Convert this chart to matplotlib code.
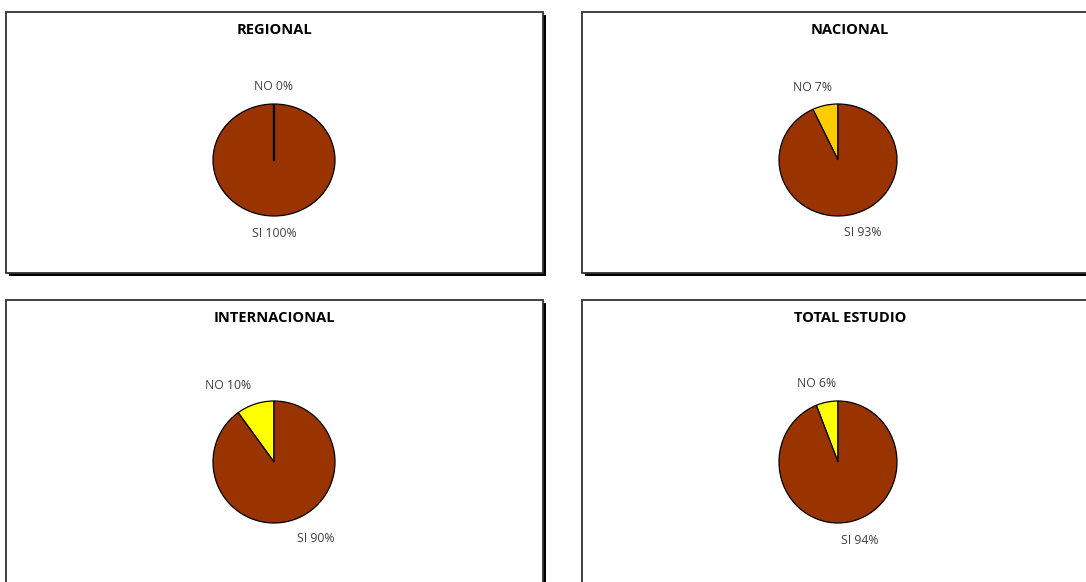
import numpy as np
import matplotlib.pyplot as plt
from matplotlib.patches import Rectangle

# Datos
titles = ['REGIONAL', 'NACIONAL', 'INTERNACIONAL', 'TOTAL ESTUDIO']
categories = ['NO', 'SI']
no_values = [0, 7, 10, 6]
si_values = [100, 93, 90, 94]
no_colors = ['#FFCC00', '#FFCC00', '#FFFF00', '#FFFF00']
si_color = '#993300'

W, H = 1086, 582
plt.rcParams['font.family'] = ['Open Sans', 'DejaVu Sans']

fig = plt.figure(figsize=(W / 100, H / 100), dpi=100)
bg = fig.add_axes([0, 0, 1, 1])
bg.set_xlim(0, W)
bg.set_ylim(H, 0)
bg.axis('off')

# cajas: (izq, arriba, ancho, alto) en pixeles, y pie (cx, cy, rx, ry)
boxes = [(6, 12, 537, 261), (582, 12, 537, 261), (6, 300, 537, 300), (582, 300, 537, 300)]
pies = [(274, 160, 61, 56), (838, 160, 59, 56), (274, 462, 61, 61), (838, 462, 59, 61)]

for i, (x0, y0, bw, bh) in enumerate(boxes):
    # sombra
    bg.add_patch(Rectangle((x0 + 3, y0 + 3), bw, bh, facecolor='black', edgecolor='none', zorder=1))
    bg.add_patch(Rectangle((x0, y0), bw, bh, facecolor='white', edgecolor='#333333', lw=1.3, zorder=2))
    bg.text(x0 + 268, y0 + 18, titles[i], ha='center', va='center', fontsize=10.5,
            fontweight='bold', color='black', zorder=3)

    cx, cy, rx, ry = pies[i]
    ax = fig.add_axes([(cx - rx) / W, 1 - (cy + ry) / H, 2 * rx / W, 2 * ry / H])
    vals = [no_values[i], si_values[i]]
    wedges, _ = ax.pie(vals, colors=[no_colors[i], si_color], startangle=90, counterclock=True,
                       wedgeprops=dict(edgecolor='black', linewidth=0.9))
    if no_values[i] == 0:
        ax.plot([0, 0], [0, 1], color='black', lw=1.6)
    ax.set_aspect('auto')
    ax.set_xlim(-1, 1)
    ax.set_ylim(-1, 1)
    ax.axis('off')

    # etiquetas
    total = sum(vals)
    start = 90.0
    for name, v in zip(categories, vals):
        mid = np.deg2rad(start + 360.0 * v / total / 2)
        start += 360.0 * v / total
        c, s = np.cos(mid), np.sin(mid)
        if abs(c) < 0.25:
            ha, dx = 'center', c * 32
        else:
            ha, dx = ('right' if c < 0 else 'left'), 0
        va = 'bottom' if s > 0 else 'top'
        ax.annotate(f'{name} {v}%', xy=(1.2 * c, 1.2 * s), xytext=(dx, 0),
                    textcoords='offset points', ha=ha, va=va, fontsize=8.8,
                    color='#404040', annotation_clip=False)

fig.savefig('out.png', dpi=100)
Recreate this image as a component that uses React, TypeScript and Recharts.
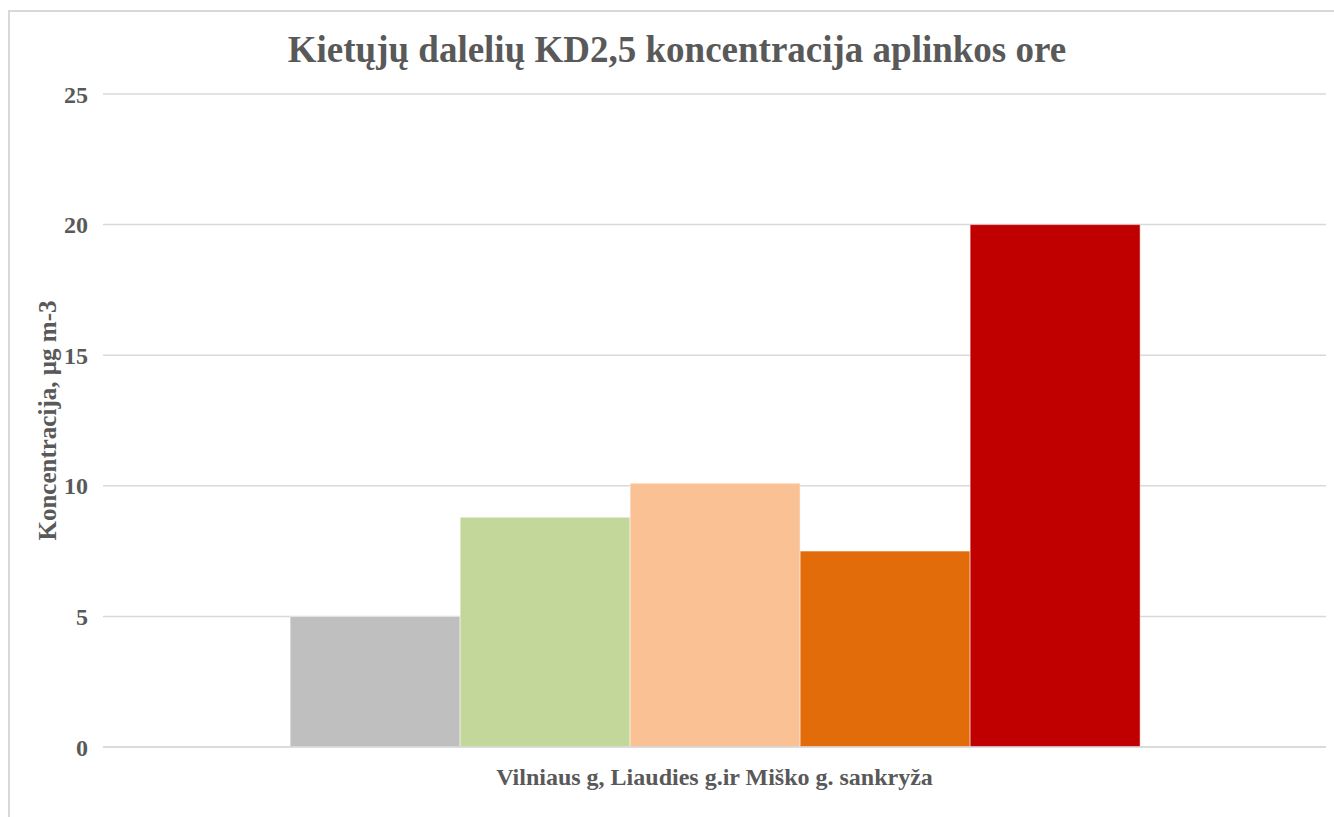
import { BarChart, Bar, XAxis, YAxis, CartesianGrid } from "recharts";

const categories = ["Vilniaus g, Liaudies g.ir Miško g. sankryža"];
const seriesKeys = ["s1", "s2", "s3", "s4", "s5"];
const seriesValues = [5, 8.8, 10.1, 7.5, 20];
const seriesColors = ["#BFBFBF", "#C4D79B", "#F9C194", "#E26B0A", "#C00000"];
const yTicks = [0, 5, 10, 15, 20, 25];

const data = categories.map((name) => {
    const row: Record<string, string | number> = { name };
    seriesKeys.forEach((k, i) => {
        row[k] = seriesValues[i];
    });
    return row;
});

const font = "'Liberation Serif', 'Times New Roman', serif";
const textColor = "#595959";

const YLabel = (props: any) => {
    const { viewBox } = props;
    const cy = viewBox.y + viewBox.height / 2;
    const cx = 39;
    return (
        <text
            x={cx}
            y={cy}
            transform={`rotate(-90, ${cx}, ${cy})`}
            textAnchor="middle"
            dominantBaseline="central"
            fill={textColor}
            fontFamily={font}
            fontWeight="bold"
            fontSize={25}
        >
            Koncentracija, µg m-3
        </text>
    );
};

export default function App() {
    return (
        <div style={{ position: "absolute", left: 0, top: 0, width: 1334, height: 817, overflow: "hidden", background: "#fff" }}>
            <div
                style={{
                    position: "absolute",
                    left: 8,
                    top: 10,
                    width: 1340,
                    height: 820,
                    borderTop: "2px solid #d9d9d9",
                    borderLeft: "2px solid #d9d9d9",
                    boxSizing: "border-box",
                }}
            />
            <div
                style={{
                    position: "absolute",
                    left: 8,
                    top: 31,
                    width: 1338,
                    textAlign: "center",
                    fontFamily: font,
                    fontWeight: "bold",
                    fontSize: 37,
                    lineHeight: "37px",
                    color: textColor,
                }}
            >
                Kietųjų dalelių KD2,5 koncentracija aplinkos ore
            </div>
            <div style={{ position: "absolute", left: 8, top: 10 }}>
                <BarChart
                    width={1326}
                    height={807}
                    data={data}
                    margin={{ top: 84, right: 8, bottom: 10, left: 0 }}
                    barGap={0}
                    barCategoryGap="15.3%"
                >
                    <CartesianGrid vertical={false} stroke="#d9d9d9" strokeWidth={1.5} />
                    <XAxis
                        dataKey="name"
                        height={60}
                        axisLine={{ stroke: "#d9d9d9", strokeWidth: 1.5 }}
                        tickLine={false}
                        tickSize={0}
                        tickMargin={21}
                        tick={{ fill: textColor, fontFamily: font, fontWeight: "bold", fontSize: 24 }}
                    />
                    <YAxis
                        width={95}
                        domain={[0, 25]}
                        ticks={yTicks}
                        axisLine={false}
                        tickLine={false}
                        tickSize={0}
                        tickMargin={15}
                        tick={{ fill: textColor, fontFamily: font, fontWeight: "bold", fontSize: 24 }}
                        label={<YLabel />}
                    />
                    {seriesKeys.map((k, i) => (
                        <Bar
                            key={k}
                            dataKey={k}
                            fill={seriesColors[i]}
                            stroke="#ffffff"
                            strokeWidth={0.5}
                            isAnimationActive={false}
                        />
                    ))}
                </BarChart>
            </div>
        </div>
    );
}
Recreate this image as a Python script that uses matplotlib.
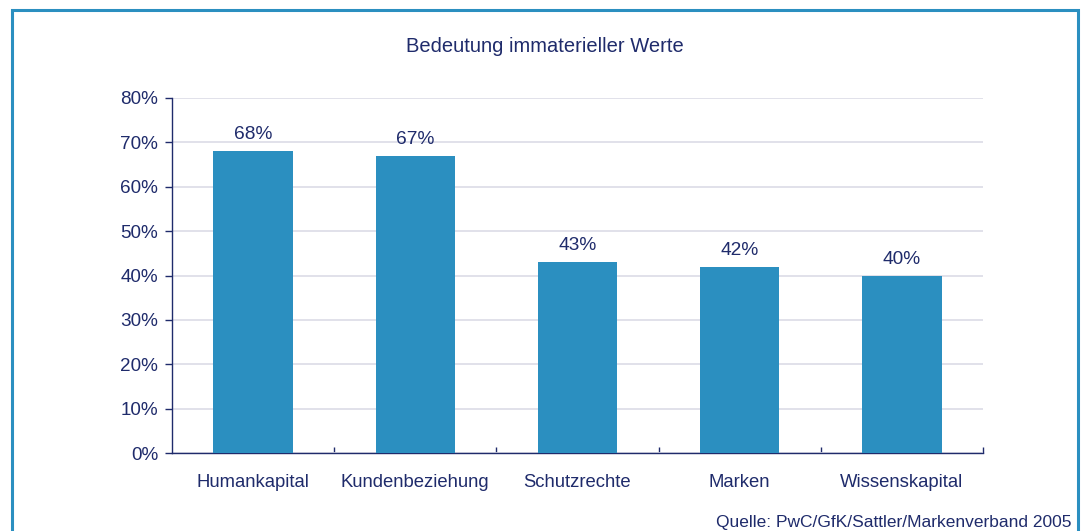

::::

What the exercise asks
Quote the full listing above word for word; exclude every picture from the copy.

Solved exercise
Convert this chart to matplotlib code.
import numpy as np
import matplotlib.pyplot as plt
from matplotlib.patches import Rectangle

# Datos
titles = ['REGIONAL', 'NACIONAL', 'INTERNACIONAL', 'TOTAL ESTUDIO']
categories = ['NO', 'SI']
no_values = [0, 7, 10, 6]
si_values = [100, 93, 90, 94]
no_colors = ['#FFCC00', '#FFCC00', '#FFFF00', '#FFFF00']
si_color = '#993300'

W, H = 1086, 582
plt.rcParams['font.family'] = ['Open Sans', 'DejaVu Sans']

fig = plt.figure(figsize=(W / 100, H / 100), dpi=100)
bg = fig.add_axes([0, 0, 1, 1])
bg.set_xlim(0, W)
bg.set_ylim(H, 0)
bg.axis('off')

# cajas: (izq, arriba, ancho, alto) en pixeles, y pie (cx, cy, rx, ry)
boxes = [(6, 12, 537, 261), (582, 12, 537, 261), (6, 300, 537, 300), (582, 300, 537, 300)]
pies = [(274, 160, 61, 56), (838, 160, 59, 56), (274, 462, 61, 61), (838, 462, 59, 61)]

for i, (x0, y0, bw, bh) in enumerate(boxes):
    # sombra
    bg.add_patch(Rectangle((x0 + 3, y0 + 3), bw, bh, facecolor='black', edgecolor='none', zorder=1))
    bg.add_patch(Rectangle((x0, y0), bw, bh, facecolor='white', edgecolor='#333333', lw=1.3, zorder=2))
    bg.text(x0 + 268, y0 + 18, titles[i], ha='center', va='center', fontsize=10.5,
            fontweight='bold', color='black', zorder=3)

    cx, cy, rx, ry = pies[i]
    ax = fig.add_axes([(cx - rx) / W, 1 - (cy + ry) / H, 2 * rx / W, 2 * ry / H])
    vals = [no_values[i], si_values[i]]
    wedges, _ = ax.pie(vals, colors=[no_colors[i], si_color], startangle=90, counterclock=True,
                       wedgeprops=dict(edgecolor='black', linewidth=0.9))
    if no_values[i] == 0:
        ax.plot([0, 0], [0, 1], color='black', lw=1.6)
    ax.set_aspect('auto')
    ax.set_xlim(-1, 1)
    ax.set_ylim(-1, 1)
    ax.axis('off')

    # etiquetas
    total = sum(vals)
    start = 90.0
    for name, v in zip(categories, vals):
        mid = np.deg2rad(start + 360.0 * v / total / 2)
        start += 360.0 * v / total
        c, s = np.cos(mid), np.sin(mid)
        if abs(c) < 0.25:
            ha, dx = 'center', c * 32
        else:
            ha, dx = ('right' if c < 0 else 'left'), 0
        va = 'bottom' if s > 0 else 'top'
        ax.annotate(f'{name} {v}%', xy=(1.2 * c, 1.2 * s), xytext=(dx, 0),
                    textcoords='offset points', ha=ha, va=va, fontsize=8.8,
                    color='#404040', annotation_clip=False)

fig.savefig('out.png', dpi=100)
Recreate this image as a component that uses React, TypeScript and Recharts.
import { BarChart, Bar, XAxis, YAxis, CartesianGrid } from "recharts";

const categories = ["Vilniaus g, Liaudies g.ir Miško g. sankryža"];
const seriesKeys = ["s1", "s2", "s3", "s4", "s5"];
const seriesValues = [5, 8.8, 10.1, 7.5, 20];
const seriesColors = ["#BFBFBF", "#C4D79B", "#F9C194", "#E26B0A", "#C00000"];
const yTicks = [0, 5, 10, 15, 20, 25];

const data = categories.map((name) => {
    const row: Record<string, string | number> = { name };
    seriesKeys.forEach((k, i) => {
        row[k] = seriesValues[i];
    });
    return row;
});

const font = "'Liberation Serif', 'Times New Roman', serif";
const textColor = "#595959";

const YLabel = (props: any) => {
    const { viewBox } = props;
    const cy = viewBox.y + viewBox.height / 2;
    const cx = 39;
    return (
        <text
            x={cx}
            y={cy}
            transform={`rotate(-90, ${cx}, ${cy})`}
            textAnchor="middle"
            dominantBaseline="central"
            fill={textColor}
            fontFamily={font}
            fontWeight="bold"
            fontSize={25}
        >
            Koncentracija, µg m-3
        </text>
    );
};

export default function App() {
    return (
        <div style={{ position: "absolute", left: 0, top: 0, width: 1334, height: 817, overflow: "hidden", background: "#fff" }}>
            <div
                style={{
                    position: "absolute",
                    left: 8,
                    top: 10,
                    width: 1340,
                    height: 820,
                    borderTop: "2px solid #d9d9d9",
                    borderLeft: "2px solid #d9d9d9",
                    boxSizing: "border-box",
                }}
            />
            <div
                style={{
                    position: "absolute",
                    left: 8,
                    top: 31,
                    width: 1338,
                    textAlign: "center",
                    fontFamily: font,
                    fontWeight: "bold",
                    fontSize: 37,
                    lineHeight: "37px",
                    color: textColor,
                }}
            >
                Kietųjų dalelių KD2,5 koncentracija aplinkos ore
            </div>
            <div style={{ position: "absolute", left: 8, top: 10 }}>
                <BarChart
                    width={1326}
                    height={807}
                    data={data}
                    margin={{ top: 84, right: 8, bottom: 10, left: 0 }}
                    barGap={0}
                    barCategoryGap="15.3%"
                >
                    <CartesianGrid vertical={false} stroke="#d9d9d9" strokeWidth={1.5} />
                    <XAxis
                        dataKey="name"
                        height={60}
                        axisLine={{ stroke: "#d9d9d9", strokeWidth: 1.5 }}
                        tickLine={false}
                        tickSize={0}
                        tickMargin={21}
                        tick={{ fill: textColor, fontFamily: font, fontWeight: "bold", fontSize: 24 }}
                    />
                    <YAxis
                        width={95}
                        domain={[0, 25]}
                        ticks={yTicks}
                        axisLine={false}
                        tickLine={false}
                        tickSize={0}
                        tickMargin={15}
                        tick={{ fill: textColor, fontFamily: font, fontWeight: "bold", fontSize: 24 }}
                        label={<YLabel />}
                    />
                    {seriesKeys.map((k, i) => (
                        <Bar
                            key={k}
                            dataKey={k}
                            fill={seriesColors[i]}
                            stroke="#ffffff"
                            strokeWidth={0.5}
                            isAnimationActive={false}
                        />
                    ))}
                </BarChart>
            </div>
        </div>
    );
}
Recreate this image as a Python script that uses matplotlib.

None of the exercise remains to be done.